I think that in the above-mentioned passage, Whitman maintained that a poet's style should be simple and natural, without traditional meter or rhyme in order to be fully meaningful. He encourages poets to use free verse and use plain language instead of rhymes. Furthermore, Whitman cautions poets that, “the fluency and ornaments of the finest poems or music or orations or recitations are not independent but dependent [therefore, he thinks that a person] who troubles himself about his ornaments or fluency is [entirely] lost” (Whitman 10).
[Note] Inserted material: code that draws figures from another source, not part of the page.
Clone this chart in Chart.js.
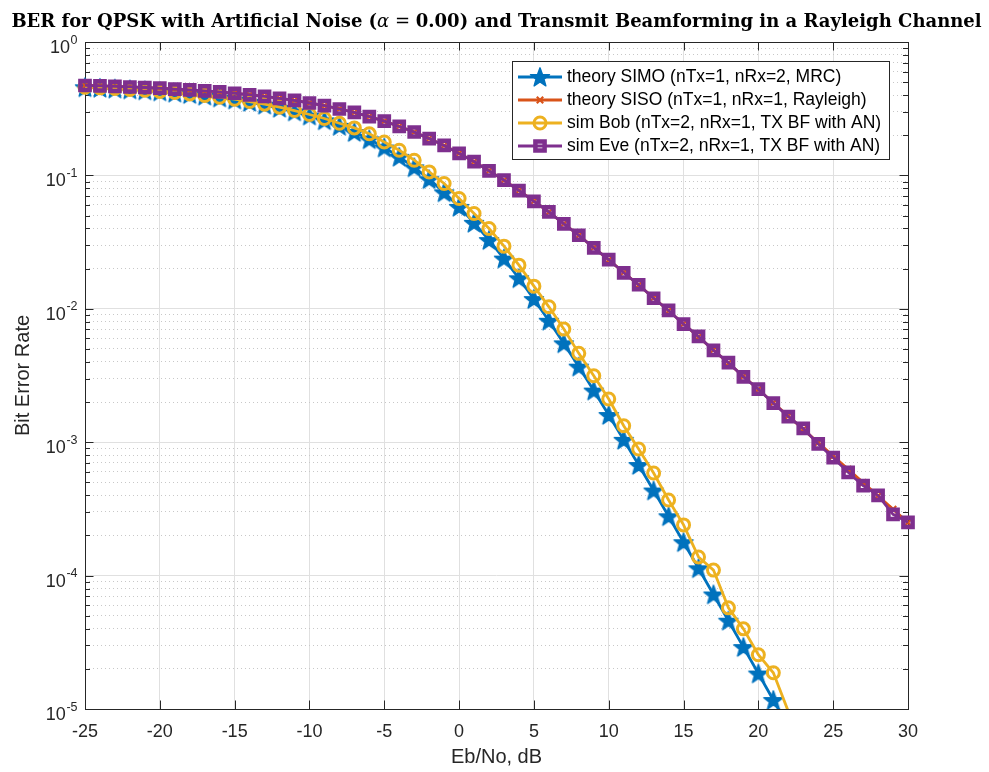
<!DOCTYPE html>
<html>
<head>
<meta charset="utf-8">
<title>BER for QPSK with Artificial Noise</title>
<script src="https://cdn.jsdelivr.net/npm/chart.js@4.4.1/dist/chart.umd.min.js"></script>
<style>
  html, body { margin: 0; padding: 0; background: #fff; }
  #wrap { width: 989px; height: 772px; }
</style>
</head>
<body>
<div id="wrap"><canvas id="ber" width="989" height="772"></canvas></div>
<script>
// Eb/No axis, dB
const ebno = [-25, -24, -23, -22, -21, -20, -19, -18, -17, -16,
              -15, -14, -13, -12, -11, -10, -9, -8, -7, -6,
              -5, -4, -3, -2, -1, 0, 1, 2, 3, 4,
              5, 6, 7, 8, 9, 10, 11, 12, 13, 14,
              15, 16, 17, 18, 19, 20, 21, 22, 23, 24,
              25, 26, 27, 28, 29, 30];

// theory SIMO (nTx=1, nRx=2, MRC)
const berSimo = [0.4579, 0.4528, 0.4471, 0.4407, 0.4336, 0.4256, 0.4167, 0.4068, 0.3958, 0.3836,
                 0.3700, 0.3551, 0.3388, 0.3209, 0.3015, 0.2807, 0.2586, 0.2352, 0.2111, 0.1864,
                 0.1618, 0.1378, 0.1149, 0.09367, 0.07463, 0.05806, 0.04411, 0.03275, 0.02379, 0.01693,
                 0.01183, 0.008129, 0.005506, 0.003683, 0.002438, 0.001599, 0.001041, 0.0006740, 0.0004343, 0.0002784,
                 0.0001780, 0.0001135, 7.222e-5, 4.589e-5, 2.911e-5, 1.844e-5, 1.168e-5, 7.39e-6, null, null,
                 null, null, null, null, null, null];

// theory SISO (nTx=1, nRx=1, Rayleigh)
const berSiso = [0.4719, 0.4685, 0.4647, 0.4604, 0.4556, 0.4502, 0.4442, 0.4375, 0.4301, 0.4217,
                 0.4125, 0.4022, 0.3908, 0.3782, 0.3644, 0.3492, 0.3328, 0.3151, 0.2961, 0.2760,
                 0.2549, 0.2332, 0.2111, 0.1890, 0.1673, 0.1464, 0.1267, 0.1085, 0.09191, 0.07714,
                 0.06418, 0.05300, 0.04347, 0.03546, 0.02878, 0.02327, 0.01875, 0.01507, 0.01208, 0.009665,
                 0.007723, 0.006164, 0.004915, 0.003916, 0.003118, 0.002481, 0.001974, 0.001570, 0.001248, 0.0009923,
                 0.0007887, 0.0006268, 0.0004981, 0.0003958, 0.0003144, 0.0002498];

// sim Bob (nTx=2, nRx=1, TX BF with AN)
const berBob = [0.4585, 0.4534, 0.4478, 0.4413, 0.4343, 0.4264, 0.4178, 0.4080, 0.3974, 0.3855,
                0.3725, 0.3580, 0.3420, 0.3248, 0.3062, 0.2862, 0.2670, 0.2460, 0.2270, 0.2050,
                0.1782, 0.1544, 0.1300, 0.1062, 0.0870, 0.0671, 0.0518, 0.0400, 0.0295, 0.02125,
                0.01479, 0.01035, 0.007047, 0.004634, 0.003148, 0.002107, 0.001329, 0.000889, 0.000588, 0.000369,
                0.000240, 0.000138, 0.000110, 5.73e-5, 3.99e-5, 2.55e-5, 1.87e-5, 9.6e-6, null, null,
                null, null, null, null, null, null];

// sim Eve (nTx=2, nRx=1, TX BF with AN)
const berEve = [0.4722, 0.4688, 0.4651, 0.4601, 0.4560, 0.4505, 0.4440, 0.4379, 0.4298, 0.4221,
                0.4129, 0.4019, 0.3912, 0.3779, 0.3648, 0.3489, 0.3333, 0.3146, 0.2966, 0.2757,
                0.2553, 0.2328, 0.2115, 0.1886, 0.1677, 0.1461, 0.1270, 0.1082, 0.09220, 0.07690,
                0.06395, 0.05320, 0.04330, 0.03560, 0.02865, 0.02340, 0.01862, 0.01515, 0.01200, 0.009720,
                0.007680, 0.006210, 0.004880, 0.003950, 0.003090, 0.002500, 0.001960, 0.001555, 0.001270, 0.0009700,
                0.0007650, 0.0005950, 0.0004720, 0.0003990, 0.0002880, 0.0002510];

const seriesNames = ['theory SIMO (nTx=1, nRx=2, MRC)',
                     'theory SISO (nTx=1, nRx=1, Rayleigh)',
                     'sim Bob (nTx=2, nRx=1, TX BF with AN)',
                     'sim Eve (nTx=2, nRx=1, TX BF with AN)'];

const xMin = -25, xMax = 30, xStep = 5;
const yDecades = [-5, -4, -3, -2, -1, 0];
const yMin = 1e-5, yMax = 1;

const BLUE = '#0072BD', ORANGE = '#D95319', YELLOW = '#EDB120', PURPLE = '#7E2F8E';
const AXIS = '#262626';
const SANS = '"Liberation Sans", Arial, Helvetica, sans-serif';
const SERIF = '"DejaVu Serif", "Liberation Serif", serif';

function pts(ys) {
    return ebno.map((x, i) => ({x: x, y: ys[i]})).filter(p => p.y !== null);
}

function isDecade(v) {
    const l = Math.log10(v);
    return Math.abs(l - Math.round(l)) < 1e-6;
}

// filled pentagram marker like matlab's 'p'
function makeStar(color, R) {
    const c = document.createElement('canvas');
    const s = Math.ceil(R * 2 + 4);
    c.width = s; c.height = s;
    const g = c.getContext('2d');
    g.translate(s / 2, s / 2 + 0.8);
    g.beginPath();
    for (let i = 0; i < 10; i++) {
        const r = i % 2 ? R * 0.42 : R;
        const a = -Math.PI / 2 + i * Math.PI / 5;
        g.lineTo(r * Math.cos(a), r * Math.sin(a));
    }
    g.closePath();
    g.fillStyle = color;
    g.fill();
    g.lineWidth = 1.4;
    g.lineJoin = 'round';
    g.strokeStyle = color;
    g.stroke();
    return c;
}
const starImg = makeStar(BLUE, 10);

// hide markers below the axis, like matlab does
const visR = r => ctx => (ctx.raw && ctx.raw.y >= yMin) ? r : 0;
const CLIP = {left: 12, top: 12, right: 12, bottom: 0};

const matlabLook = {
    id: 'matlabLook',
    beforeDatasetsDraw(chart) {
        const {ctx, chartArea: a} = chart;
        const xs = chart.scales.x, ys = chart.scales.y;
        ctx.save();
        ctx.strokeStyle = AXIS;
        ctx.lineWidth = 1;
        ctx.beginPath();
        // inward ticks, x
        for (let v = xMin; v <= xMax; v += xStep) {
            const px = Math.round(xs.getPixelForValue(v)) + 0.5;
            ctx.moveTo(px, a.bottom); ctx.lineTo(px, a.bottom - 8.5);
            ctx.moveTo(px, a.top); ctx.lineTo(px, a.top + 8.5);
        }
        // inward ticks, y
        ys.ticks.forEach(t => {
            const py = Math.round(ys.getPixelForValue(t.value)) + 0.5;
            const len = isDecade(t.value) ? 8.5 : 5;
            ctx.moveTo(a.left, py); ctx.lineTo(a.left + len, py);
            ctx.moveTo(a.right, py); ctx.lineTo(a.right - len, py);
        });
        ctx.stroke();
        ctx.strokeRect(Math.round(a.left) + 0.5, Math.round(a.top) + 0.5,
                       Math.round(a.right - a.left), Math.round(a.bottom - a.top));
        ctx.restore();
    },
    afterDatasetsDraw(chart) {
        const {ctx, chartArea: a} = chart;
        const dss = chart.data.datasets;
        ctx.save();
        ctx.font = '17.5px ' + SANS;
        const tw = Math.max(...dss.map(d => ctx.measureText(d.label).width));
        const w = Math.round(6 + 44 + 5 + tw + 8);
        const h = 98;
        const right = Math.round(a.right) - 19, top = Math.round(a.top) + 19;
        const left = right - w;
        ctx.fillStyle = '#fff';
        ctx.fillRect(left, top, w, h);
        ctx.strokeStyle = AXIS;
        ctx.lineWidth = 1;
        ctx.strokeRect(left + 0.5, top + 0.5, w, h);
        dss.forEach((ds, i) => {
            const y = top + 16 + i * 23;
            ctx.strokeStyle = ds.borderColor;
            ctx.lineWidth = ds.borderWidth;
            ctx.beginPath();
            ctx.moveTo(left + 6, y); ctx.lineTo(left + 50, y);
            ctx.stroke();
            ctx.fillStyle = ds.pointBackgroundColor || ds.borderColor;
            ctx.strokeStyle = ds.pointBorderColor || ds.borderColor;
            ctx.lineWidth = ds.pointBorderWidth;
            Chart.helpers.drawPoint(ctx, {pointStyle: ds.pointStyle, radius: ds.legendRadius,
                                          rotation: 0, borderWidth: ds.pointBorderWidth}, left + 28, y);
            ctx.fillStyle = '#000';
            ctx.textAlign = 'left';
            ctx.textBaseline = 'middle';
            ctx.fillText(ds.label, left + 55, y + 0.5);
        });
        ctx.restore();
    },
    afterDraw(chart) {
        const {ctx, chartArea: a} = chart;
        const ys = chart.scales.y;
        ctx.save();
        ctx.fillStyle = AXIS;
        ctx.textAlign = 'right';
        ctx.textBaseline = 'alphabetic';
        // y tick labels as 10^n
        yDecades.forEach(d => {
            const py = ys.getPixelForValue(Math.pow(10, d));
            const exp = String(d);
            ctx.font = '12.5px ' + SANS;
            const ew = ctx.measureText(exp).width;
            ctx.fillText(exp, a.left - 7.5, py + 1.5);
            ctx.font = '18px ' + SANS;
            ctx.fillText('10', a.left - 8 - ew, py + 11);
        });
        // title, mixed latex-like styles
        const parts = [
            {t: 'BER for QPSK with Artificial Noise (', f: 'bold'},
            {t: 'α', f: 'italic'},
            {t: ' = ', f: 'normal'},
            {t: '0.00', f: 'bold'},
            {t: ') and Transmit Beamforming in a Rayleigh Channel', f: 'bold'}
        ];
        const size = 18;
        let total = 0;
        parts.forEach(p => {
            ctx.font = p.f + ' ' + size + 'px ' + SERIF;
            p.w = ctx.measureText(p.t).width;
            total += p.w;
        });
        let x = (a.left + a.right) / 2 - total / 2;
        ctx.fillStyle = '#000';
        ctx.textAlign = 'left';
        parts.forEach(p => {
            ctx.font = p.f + ' ' + size + 'px ' + SERIF;
            ctx.fillText(p.t, x, 26.5);
            x += p.w;
        });
        ctx.restore();
    }
};

const chart = new Chart(document.getElementById('ber').getContext('2d'), {
    type: 'line',
    data: {
        datasets: [{
            label: seriesNames[0],
            data: pts(berSimo),
            borderColor: BLUE,
            backgroundColor: BLUE,
            borderWidth: 2.8,
            pointStyle: starImg,
            pointRadius: visR(10),
            pointBorderWidth: 1,
            legendRadius: 10,
            order: 4,
            clip: CLIP
        }, {
            label: seriesNames[1],
            data: pts(berSiso),
            borderColor: ORANGE,
            backgroundColor: ORANGE,
            borderWidth: 2.8,
            pointStyle: 'crossRot',
            pointRadius: visR(4.5),
            pointBorderWidth: 2.2,
            legendRadius: 4.5,
            order: 3,
            clip: CLIP
        }, {
            label: seriesNames[2],
            data: pts(berBob),
            borderColor: YELLOW,
            backgroundColor: YELLOW,
            borderWidth: 2.8,
            pointStyle: 'circle',
            pointRadius: visR(6),
            pointBorderWidth: 3,
            pointBackgroundColor: 'rgba(0,0,0,0)',
            pointBorderColor: YELLOW,
            legendRadius: 6,
            order: 2,
            clip: CLIP
        }, {
            label: seriesNames[3],
            data: pts(berEve),
            borderColor: PURPLE,
            backgroundColor: PURPLE,
            borderWidth: 2.8,
            pointStyle: 'rect',
            pointRadius: visR(6.5),
            pointBorderWidth: 4.5,
            pointBackgroundColor: 'rgba(0,0,0,0)',
            pointBorderColor: PURPLE,
            legendRadius: 6.5,
            order: 1,
            clip: CLIP
        }]
    },
    options: {
        responsive: false,
        animation: false,
        events: [],
        layout: {
            padding: {top: 42, right: 81, left: 0, bottom: 0}
        },
        elements: {
            line: {tension: 0}
        },
        plugins: {
            legend: {display: false},
            tooltip: {enabled: false},
            title: {display: false}
        },
        scales: {
            x: {
                type: 'linear',
                min: xMin,
                max: xMax,
                afterFit: s => { s.height = 63; },
                ticks: {
                    stepSize: xStep,
                    autoSkip: false,
                    maxRotation: 0,
                    padding: 12,
                    color: AXIS,
                    font: {family: SANS, size: 18}
                },
                grid: {
                    color: '#e0e0e0',
                    lineWidth: 1,
                    drawTicks: false
                },
                border: {display: false},
                title: {
                    display: true,
                    text: 'Eb/No, dB',
                    color: AXIS,
                    font: {family: SANS, size: 20},
                    padding: 3
                }
            },
            y: {
                type: 'logarithmic',
                min: yMin,
                max: yMax,
                afterFit: s => { s.width = 85; },
                afterBuildTicks: s => {
                    const t = [];
                    yDecades.forEach(d => {
                        const top = d < 0 ? 9 : 1;
                        for (let m = 1; m <= top; m++) t.push({value: m * Math.pow(10, d)});
                    });
                    s.ticks = t;
                },
                ticks: {display: false},
                grid: {
                    color: c => isDecade(c.tick.value) ? '#e0e0e0' : '#c8c8c8',
                    lineWidth: 1,
                    drawTicks: false
                },
                border: {
                    display: false,
                    dash: c => (c.tick && !isDecade(c.tick.value)) ? [1, 3] : []
                },
                title: {
                    display: true,
                    text: 'Bit Error Rate',
                    color: AXIS,
                    font: {family: SANS, size: 20},
                    padding: 11
                }
            }
        }
    },
    plugins: [matlabLook]
});
</script>
</body>
</html>
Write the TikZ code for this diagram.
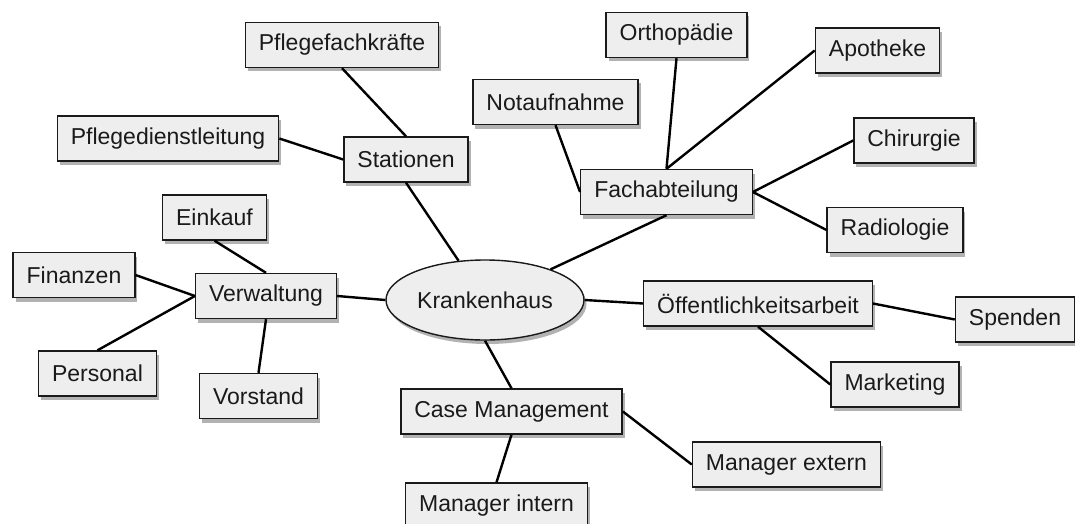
\documentclass[tikz,border=0pt]{standalone}
\usepackage{fontspec}
\setmainfont{Liberation Sans}
\usetikzlibrary{shapes.geometric,shadows}
\definecolor{boxfill}{HTML}{EEEEEE}
\definecolor{ink}{HTML}{1A1A1A}
\begin{document}
\begin{tikzpicture}[x=1pt,y=-1pt,
  topic/.style={draw=ink, line width=1.4pt, fill=boxfill, text=ink,
    font=\fontsize{23}{27}\selectfont, minimum height=45pt, inner xsep=13.5pt,
    drop shadow={shadow xshift=2.5pt, shadow yshift=-4pt, fill=black, opacity=0.3}},
  hub/.style={topic, ellipse, minimum width=198pt, minimum height=80pt, inner xsep=0pt},
  link/.style={draw=black, line width=2.4pt}]
\useasboundingbox (0,0) rectangle (1075,524);

% centre
\node[hub] (kh) at (485,300) {Krankenhaus};

% main branches
\node[topic] (sta) at (406,159.5) {Stationen};
\node[topic] (fach) at (666.5,192) {Fachabteilung};
\node[topic] (verw) at (266,296) {Verwaltung};
\node[topic] (oeff) at (758,303.5) {Öffentlichkeitsarbeit};
\node[topic] (case) at (511.5,411.5) {Case Management};

% leaves
\node[topic] (pfk) at (342,45) {Pflegefachkräfte};
\node[topic] (pdl) at (168,138.5) {Pflegedienstleitung};
\node[topic] (orth) at (676.5,35) {Orthopädie};
\node[topic] (apo) at (877.5,50.5) {Apotheke};
\node[topic] (nota) at (555.5,102) {Notaufnahme};
\node[topic] (chir) at (914,140.5) {Chirurgie};
\node[topic] (radio) at (895,230) {Radiologie};
\node[topic] (eink) at (214.5,217.5) {Einkauf};
\node[topic] (fin) at (74,275) {Finanzen};
\node[topic] (pers) at (97.5,373.5) {Personal};
\node[topic] (vor) at (258.5,396) {Vorstand};
\node[topic] (spe) at (1015,319.5) {Spenden};
\node[topic] (mark) at (895,384.5) {Marketing};
\node[topic] (mext) at (786.5,464.5) {Manager extern};
\node[topic] (mint) at (496.5,505.5) {Manager intern};

% connectors
\draw[link] (kh.west) -- (verw.east);
\draw[link] (kh) -- (sta.south);
\draw[link] (kh) -- (fach.south);
\draw[link] (kh.east) -- (oeff.west);
\draw[link] (kh.south) -- (case.north);

\draw[link] (sta.north) -- (pfk.south);
\draw[link] (sta.west) -- (pdl.east);

\draw[link] (fach.north) -- (orth.south);
\draw[link] (fach.north) -- (apo.west);
\draw[link] (fach.west) -- (nota.south);
\draw[link] (fach.east) -- (chir.west);
\draw[link] (fach.east) -- (radio.west);

\draw[link] (verw.north) -- (eink.south);
\draw[link] (verw.west) -- (fin.east);
\draw[link] (verw.west) -- (pers.north);
\draw[link] (verw.south) -- (vor.north);

\draw[link] (oeff.east) -- (spe.west);
\draw[link] (oeff.south) -- (mark.west);

\draw[link] (case.east) -- (mext.west);
\draw[link] (case.south) -- (mint.north);
\end{tikzpicture}
\end{document}
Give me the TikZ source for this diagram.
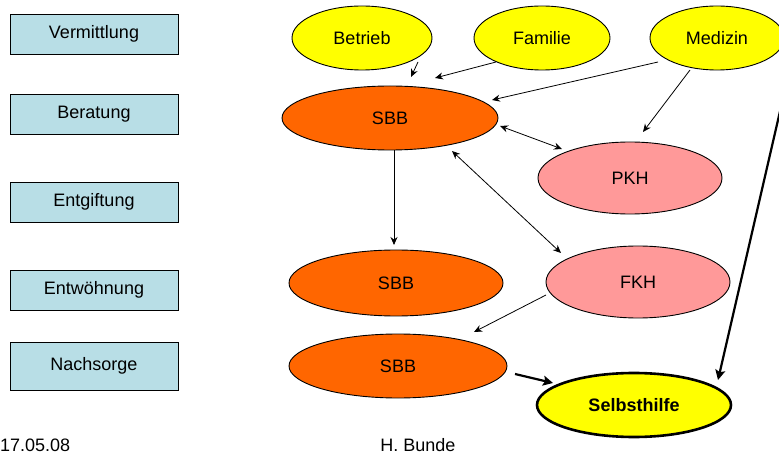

There is a way poetry should be written in order to be well understood and meaningful. Take the “Sonnet” written anonymously in November 1857 where the author instead of giving the lecture how to write poetry, he illustrate is by example. He uses the seasons in order to express his thoughts and help others to understand him. “To be in tune with what the robins sing, plastering new log-huts ‘mid her branches gray; But when the Autumn southward turns away, then in her veins burns most the blood of Spring, and every leaf, intensely blossoming…the Maple put her corals on in May.” (Sonnet 120) I am assuming that the author in this passage talks about how our lives depend on the nature and how deeply we are attached to it if we want to or not. He says that we, human beings, like the nature fall asleep in order to rest and regain strength before a difficult time.

As long as I can remember any type of poems, sonnets and other forms of English literature were, are and will be very hard to understand and interpret. Back in high school I realized that I am unable to read between the lines. I always interpreted literature in a wrong way. For instance, Whitman’s preface of “Leaves of Grass” talks about diversity of geography, culture, work, sexuality, and beliefs. Whitman mostly emphasizes American dreams of independence, freedom, and fulfillment, and transforms them for larger spiritual meaning. Overall, he values the importance of hard work within an individual performance and recognizes the necessity of being humble towards others.